Below is a link to a thought-provoking article brought to light by Barry over @ The Big Picture discussing Doug Kass' annual prediction list for 2011. Doug has been compiling this list since 2003, though admittedly this is the first year I have stumbled upon it. Perhaps more interesting than the predictions themselves is the commentary underpinning the actual selection process.
Something highlighted we like to commonly discuss here is that conventional wisdom is indeed often wrong, thus the selection process for predictions such as these or any others tend to fade the crowd once a "peak"- determined quantitatively or socially - is obtained. Some of these might seem outlandish, others on point, but regardless make a good conversation piece and drive thoughts through the holiday week.

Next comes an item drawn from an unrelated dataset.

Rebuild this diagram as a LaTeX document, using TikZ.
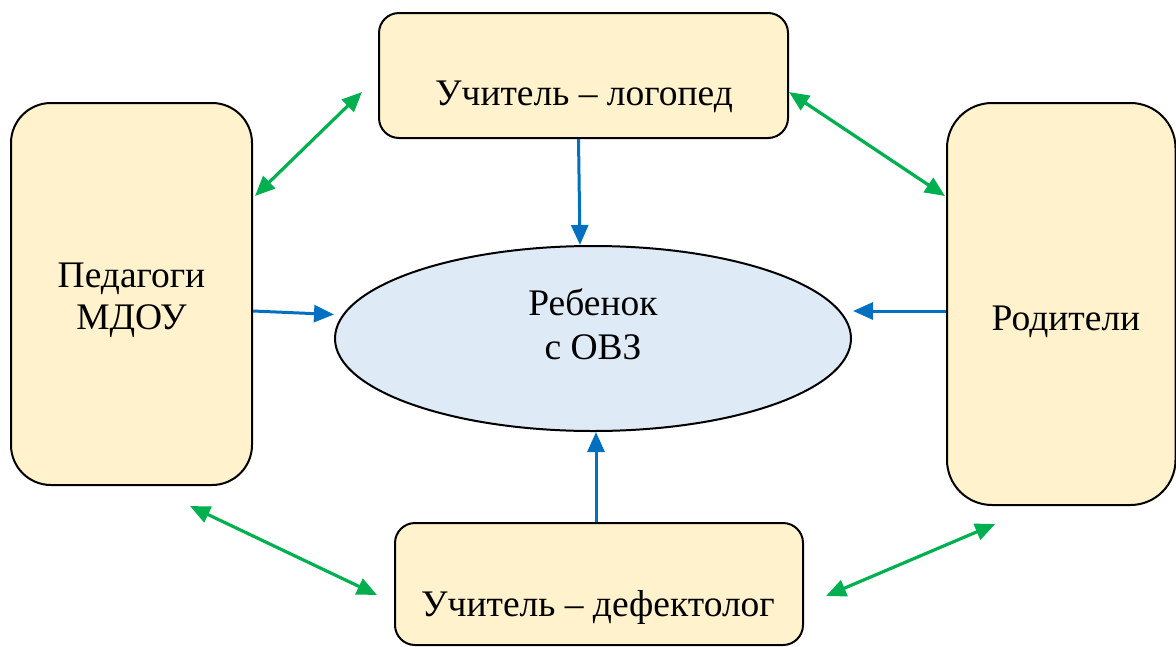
\documentclass[tikz,border=0pt]{standalone}
\usepackage{fontspec}
\setmainfont{Liberation Serif}
\usepackage{tikz}
\usetikzlibrary{arrows.meta,shapes.geometric}
\definecolor{boxfill}{HTML}{FFF2CC}
\definecolor{ovalfill}{HTML}{DEEBF7}
\definecolor{linkblue}{HTML}{0070C0}
\definecolor{pairgreen}{HTML}{00B050}

\begin{document}
\begin{tikzpicture}[x=1pt,y=-1pt,>={Triangle[length=20pt,width=17pt]},
  box/.style={draw,line width=2pt,fill=boxfill,inner sep=0pt},
  oval/.style={draw,ellipse,line width=2pt,fill=ovalfill,inner sep=0pt,
    minimum width=516pt,minimum height=185pt},
  word/.style={anchor=base,inner sep=0pt,font=\fontsize{37.5}{44}\selectfont},
  link/.style={->,line width=3pt,draw=linkblue,fill=linkblue},
  pair/.style={<->,line width=3.2pt,draw=pairgreen,fill=pairgreen}]
                \useasboundingbox (0,0) rectangle (1176,646);
                % The boxes
                \node[box,rounded corners=20pt,minimum width=409pt,minimum height=125pt] (logo) at (583.5,75.5) {};
                \node[box,rounded corners=40pt,minimum width=241pt,minimum height=382pt] (ped) at (131.5,294) {};
                \node[box,rounded corners=45pt,minimum width=228.5pt,minimum height=402pt] (rod) at (1061.25,304) {};
                \node[box,rounded corners=20pt,minimum width=408pt,minimum height=122pt] (defe) at (599,584) {};
                \node[oval] (ovz) at (593,338.5) {};
                % The texts
                \node[word] (logoT) at (584,105) {Учитель – логопед};
                \node[word] (pedA) at (131.5,287) {Педагоги};
                \node[word] (pedB) at (131.5,329) {МДОУ};
                \node[word] (ovzA) at (593,315) {Ребенок};
                \node[word] (ovzB) at (593,359) {с ОВЗ};
                \node[word] (rodT) at (1066,330) {Родители};
                \node[word] (defeT) at (598,616) {Учитель – дефектолог};
                % The blue arrows
                \draw[link] ([xshift=-5pt]logo.south) -- ([xshift=-13pt]ovz.north);
                \draw[link] ([yshift=-17pt]ped.east) -- ([yshift=24pt]ovz.west);
                \draw[link] ([yshift=-7pt]rod.west) -- ([xshift=1pt,yshift=27.5pt]ovz.east);
                \draw[link] ([xshift=-3pt]defe.north) -- ([xshift=3pt]ovz.south);
                % The green arrows
                \draw[pair] ([xshift=-16pt,yshift=-16.5pt]logo.west) -- ([xshift=2pt,yshift=-94pt]ped.north east);
                \draw[pair] ([yshift=-16.5pt]logo.east) -- ([xshift=-1pt,yshift=-94pt]rod.north west);
                \draw[pair] ([xshift=58.5pt,yshift=-20pt]ped.south) -- ([xshift=-17pt,yshift=-11pt]defe.west);
                \draw[pair] ([xshift=-66pt,yshift=-18pt]rod.south) -- ([xshift=22pt,yshift=-12pt]defe.east);
\end{tikzpicture}
\end{document}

Of the items numbered, 10 on this list raises an eyebrow to traders as it seeks an initial $250 tumble in the value of gold, citing among other things that the "herd" has caught on and it's time to reverse. We have cited other arguments for this recently, particularly bringing into light the snapback to gold vs. real rates and deterioration of higher yielding currency pairs, driven primarily by European fears. But as provoking as the headline might appear, a $250 snapback only brings us back to July, which all things considered isn't too dramatic given recent pace and volatility. We're currently trading at 1404.45 and oz as I write and until any clear violations, the uptrend is still intact. And while we're on the topic/a personal note, if you ever go shopping on 47th street in New York and you happen to be even temporarily/slightly bearish on Gold, never, ever, bring it up in a discussion....please learn from my social errors. Save it for the monitors.